Волки — умные звери, и увидев мгновенную и странную гибель двоих сородичей, не подошли ближе, несмотря на голод и азарт охоты. Они воспринимали Игната как волка, потому что он вел себя как волк, вместе с волком своей стаи кормился у туши, склонившись к ней как волк. Они напали не только потому, что были голодны, но более всего потому, что олень был убит на их угодьях, отгороженных их волчьими метками, и, конечно, потому, что соперников было только двое. Встретив неожиданный отпор, они встали, все как один, во главе с самцом — вожаком, который при жизни седой волчицы уступал ей главенствующую роль. Так бывает в природе, хотя и не часто.
Они стояли в напряженных позах, готовые по сигналу вожака снова ринуться в бой, и злоба, неуемная и дикая, клокотала в горле каждого, заполняя грозным рычанием утреннюю тишину тайги.

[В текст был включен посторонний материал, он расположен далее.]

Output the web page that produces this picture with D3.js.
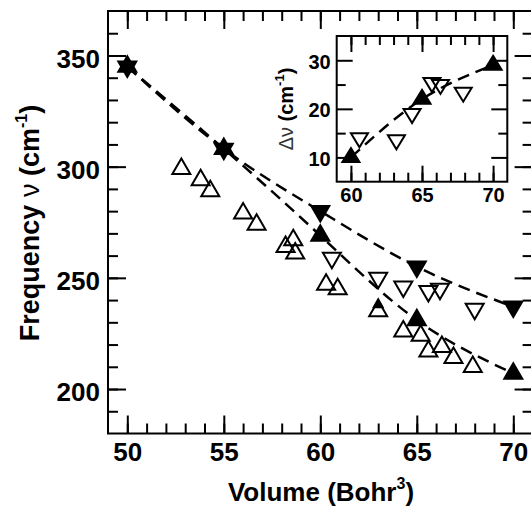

Шерсть у Хромого вздыбилась, его рычание звучало глухо и угрожающе. Человек стоял в шаге от него, сбоку, натянув лук, стрела которого была направлена на вожака. Игнат был готов пустить третью стрелу и мгновенно выхватить из-за пояса нож... Но этого не потребовалось. Волк-вожак, стоявший напротив, сумел оценить угрозу. Он повернулся и пошел прочь, уводя с собой всех своих. Они выстроились цепочкой и ушли след в след, будто не было сейчас их нападения, будто не остались здесь навсегда двое из их семьи.
Игнат и Хромой еще некоторое время были наготове, потом юноша подошел к убитым волкам, чтобы извлечь стрелы, а Хромой возвратился к туше оленя.